-- START OF Data for the task --
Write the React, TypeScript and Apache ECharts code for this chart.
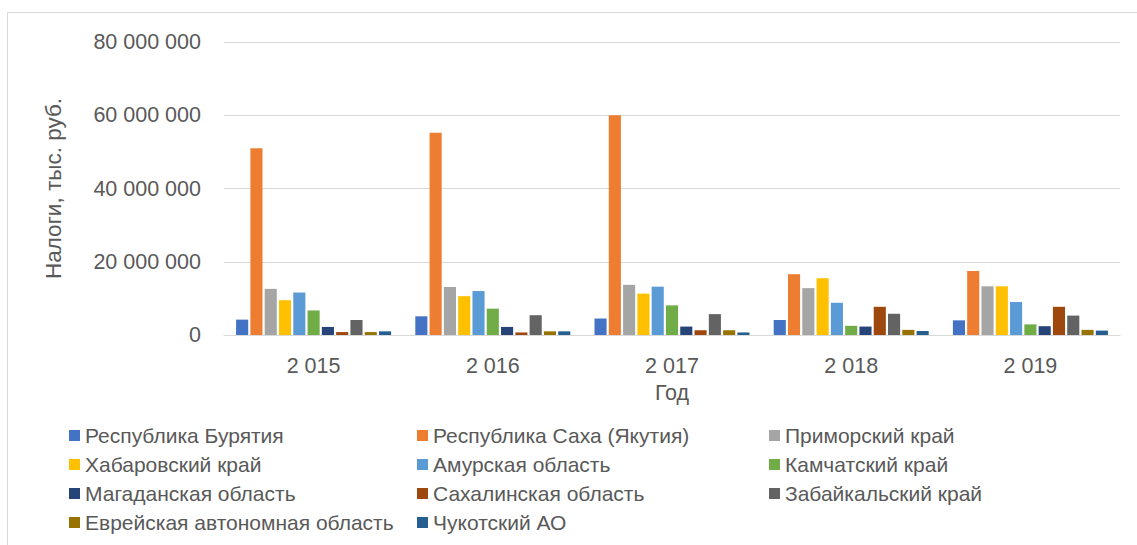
import React, { useEffect, useRef } from "react";
import * as echarts from "echarts";

const years = ["2 015", "2 016", "2 017", "2 018", "2 019"];
const regions = [
  "Республика Бурятия",
  "Республика Саха (Якутия)",
  "Приморский край",
  "Хабаровский край",
  "Амурская область",
  "Камчатский край",
  "Магаданская область",
  "Сахалинская область",
  "Забайкальский край",
  "Еврейская автономная область",
  "Чукотский АО",
];
const colors = [
  "#4472C4", "#ED7D31", "#A5A5A5", "#FFC000", "#5B9BD5", "#70AD47",
  "#264478", "#9E480E", "#636363", "#997300", "#255E91",
];
// values in thousand rubles, per region, for 2015..2019
const buryatia = [4200000, 5100000, 4500000, 4100000, 4000000];
const sakha = [51000000, 55200000, 60000000, 16600000, 17500000];
const primorsky = [12600000, 13100000, 13700000, 12800000, 13300000];
const khabarovsk = [9500000, 10600000, 11300000, 15500000, 13300000];
const amur = [11600000, 12000000, 13200000, 8800000, 9000000];
const kamchatka = [6700000, 7200000, 8100000, 2500000, 2900000];
const magadan = [2200000, 2200000, 2300000, 2300000, 2400000];
const sakhalin = [800000, 700000, 1300000, 7700000, 7700000];
const zabaikal = [4100000, 5400000, 5700000, 5800000, 5300000];
const jewish = [800000, 1000000, 1300000, 1400000, 1400000];
const chukotka = [1000000, 1000000, 700000, 1100000, 1200000];
const seriesValues = [
  buryatia, sakha, primorsky, khabarovsk, amur, kamchatka,
  magadan, sakhalin, zabaikal, jewish, chukotka,
];
const yTicks = { min: 0, max: 80000000, interval: 20000000 };
const legendColumns = [
  [0, 3, 6, 9],
  [1, 4, 7, 10],
  [2, 5, 8],
];
const legendLefts = [64, 412, 764];

const FONT = "'Liberation Sans', Arial, sans-serif";
const TEXT = "#595959";

function fmt(v: number): string {
  return String(Math.round(v)).replace(/\B(?=(\d{3})+(?!\d))/g, " ");
}

export default function App() {
  const ref = useRef<HTMLDivElement>(null);
  useEffect(() => {
    document.body.style.margin = "0";
    const chart = echarts.init(ref.current!, null, { renderer: "svg" });
    chart.setOption({
      animation: false,
      textStyle: { fontFamily: FONT },
      graphic: [
        {
          type: "rect",
          shape: { x: 7.5, y: 12.5, width: 1160, height: 560 },
          style: { fill: "none", stroke: "#d9d9d9", lineWidth: 1 },
          silent: true,
          z: -10,
        },
      ],
      grid: { left: 224, right: 17, top: 42, bottom: 210, containLabel: false },
      legend: legendColumns.map((col, i) => ({
        orient: "vertical",
        left: legendLefts[i],
        top: 420,
        itemWidth: 11,
        itemHeight: 11,
        itemGap: 8,
        icon: "rect",
        data: col.map((k) => regions[k]),
        textStyle: { fontSize: 21, color: TEXT, fontFamily: FONT, lineHeight: 20 },
        selectedMode: false,
      })),
      xAxis: {
        type: "category",
        data: years,
        name: "Год",
        nameLocation: "middle",
        nameGap: 44,
        nameTextStyle: { fontSize: 21.5, color: TEXT, fontFamily: FONT },
        axisLine: { show: true, lineStyle: { color: "#d9d9d9", width: 1 } },
        axisTick: { show: false },
        axisLabel: { fontSize: 21.5, color: TEXT, margin: 20, fontFamily: FONT },
      },
      yAxis: {
        type: "value",
        min: yTicks.min,
        max: yTicks.max,
        interval: yTicks.interval,
        name: "Налоги, тыс. руб.",
        nameLocation: "middle",
        nameGap: 159,
        nameTextStyle: { fontSize: 22.5, color: TEXT, fontFamily: FONT },
        axisLine: { show: false },
        axisTick: { show: false },
        axisLabel: {
          fontSize: 21.5,
          color: TEXT,
          margin: 23,
          fontFamily: FONT,
          formatter: (v: number) => fmt(v),
        },
        splitLine: { lineStyle: { color: "#d9d9d9", width: 1 } },
      },
      series: regions.map((name, i) => ({
        name,
        type: "bar",
        data: seriesValues[i],
        itemStyle: { color: colors[i] },
        barCategoryGap: "13.5%",
        barGap: "18%",
      })),
      color: colors,
    });
    return () => chart.dispose();
  }, []);
  return (
    <div
      ref={ref}
      style={{ position: "absolute", left: 0, top: 0, width: 1137, height: 545 }}
    />
  );
}
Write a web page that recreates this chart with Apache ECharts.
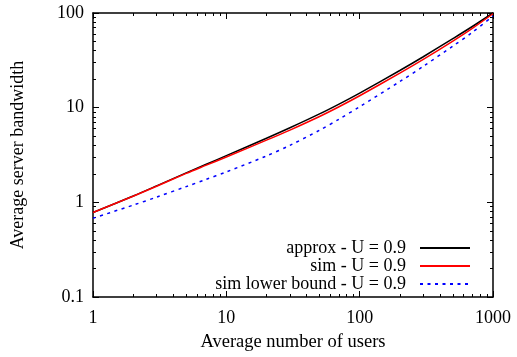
<!DOCTYPE html>
<html>
<head>
<meta charset="utf-8">
<script src="https://cdn.jsdelivr.net/npm/echarts@6/dist/echarts.min.js"></script>
<style>html,body{margin:0;padding:0;background:#fff}#c{width:517px;height:357px}</style>
</head>
<body>
<div id="c"></div>
<script>
// Data
const users = [1, 2, 3, 5, 7, 10, 20, 30, 50, 70, 100, 200, 300, 500, 700, 1000];
const approx = [0.78, 1.166, 1.493, 2.049, 2.512, 3.112, 4.75, 6.13, 8.59, 10.91, 14.26, 24.7, 34.5, 53.6, 72.0, 100];
const sim = [0.78, 1.161, 1.479, 2.021, 2.455, 3.012, 4.536, 5.80, 8.07, 10.23, 13.37, 23.16, 32.35, 50.5, 68.8, 98.2];
const simLower = [0.68, 0.934, 1.135, 1.466, 1.74, 2.094, 3.09, 4.00, 5.78, 7.56, 10.24, 18.86, 27.37, 44.7, 62.5, 93];
const seriesNames = ['approx - U = 0.9', 'sim - U = 0.9', 'sim lower bound - U = 0.9'];
const xTicksMinor = [2,3,4,5,6,7,8,9,20,30,40,50,60,70,80,90,200,300,400,500,600,700,800,900];
const yTicksMinor = [0.2,0.3,0.4,0.5,0.6,0.7,0.8,0.9,2,3,4,5,6,7,8,9,20,30,40,50,60,70,80,90];

const FONT = 'Liberation Serif';
const pair = (ys) => users.map((x, i) => [x, ys[i]]);
const plainFmt = (v) => String(v);

function makeAxis(pos, min, max, major, minorVals, extra) {
  const base = {
    type: 'log', logBase: 10, min: min, max: max, position: pos,
    splitLine: { show: false }, minorTick: { show: false }, minorSplitLine: { show: false }
  };
  if (major) {
    return Object.assign(base, {
      axisLine: { show: true, lineStyle: { color: '#000', width: 1.5 } },
      axisTick: { show: true, inside: true, length: 6, lineStyle: { color: '#000', width: 1 } },
      axisLabel: { show: false }
    }, extra || {});
  }
  return Object.assign(base, {
    axisLine: { show: false },
    axisTick: { show: true, inside: true, length: 3, customValues: minorVals, lineStyle: { color: '#000', width: 1 } },
    axisLabel: { show: false }
  });
}

const chart = echarts.init(document.getElementById('c'), null, { renderer: 'canvas' });
chart.setOption({
  animation: false,
  backgroundColor: '#fff',
  grid: { left: 93, top: 13, right: 24, bottom: 59, containLabel: false },
  legend: {
    orient: 'vertical', align: 'right', right: 41, top: 234,
    itemWidth: 50, itemHeight: 14, itemGap: 0,
    itemStyle: { opacity: 0 },
    textStyle: { fontFamily: FONT, fontSize: 18, color: '#000', lineHeight: 18, padding: [0, 9, 0, 0] },
    data: seriesNames
  },
  xAxis: [
    makeAxis('bottom', 1, 1000, true, null, {
      axisLabel: { show: true, fontFamily: FONT, fontSize: 18, color: '#000', margin: 12, formatter: plainFmt },
      name: 'Average number of users', nameLocation: 'middle', nameGap: 36,
      nameTextStyle: { fontFamily: FONT, fontSize: 18.5, color: '#000' }
    }),
    makeAxis('bottom', 1, 1000, false, xTicksMinor),
    makeAxis('top', 1, 1000, true, null),
    makeAxis('top', 1, 1000, false, xTicksMinor)
  ],
  yAxis: [
    makeAxis('left', 0.1, 100, true, null, {
      axisLabel: { show: true, fontFamily: FONT, fontSize: 18, color: '#000', margin: 9, formatter: plainFmt },
      name: 'Average server bandwidth', nameLocation: 'middle', nameGap: 66, nameRotate: 90,
      nameTextStyle: { fontFamily: FONT, fontSize: 18, color: '#000' }
    }),
    makeAxis('left', 0.1, 100, false, yTicksMinor),
    makeAxis('right', 0.1, 100, true, null),
    makeAxis('right', 0.1, 100, false, yTicksMinor)
  ],
  series: [
    { name: seriesNames[0], type: 'line', data: pair(approx), symbol: 'none', smooth: 0.3,
      lineStyle: { color: '#000', width: 1.5 }, itemStyle: { color: '#000' } },
    { name: seriesNames[1], type: 'line', data: pair(sim), symbol: 'none', smooth: 0.3,
      lineStyle: { color: '#ff0000', width: 1.5 }, itemStyle: { color: '#ff0000' } },
    { name: seriesNames[2], type: 'line', data: pair(simLower), symbol: 'none', smooth: 0.3,
      lineStyle: { color: '#0000ff', width: 1.5, type: [3, 4.5] }, itemStyle: { color: '#0000ff' } }
  ]
});
</script>
</body>
</html>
-- END OF Data for the task --
Skip the pictures. Restate exactly the lines from the start of the entries through the line containing "import * as", both ends included.

Write the React, TypeScript and Apache ECharts code for this chart.
import React, { useEffect, useRef } from "react";
import * as echarts from "echarts";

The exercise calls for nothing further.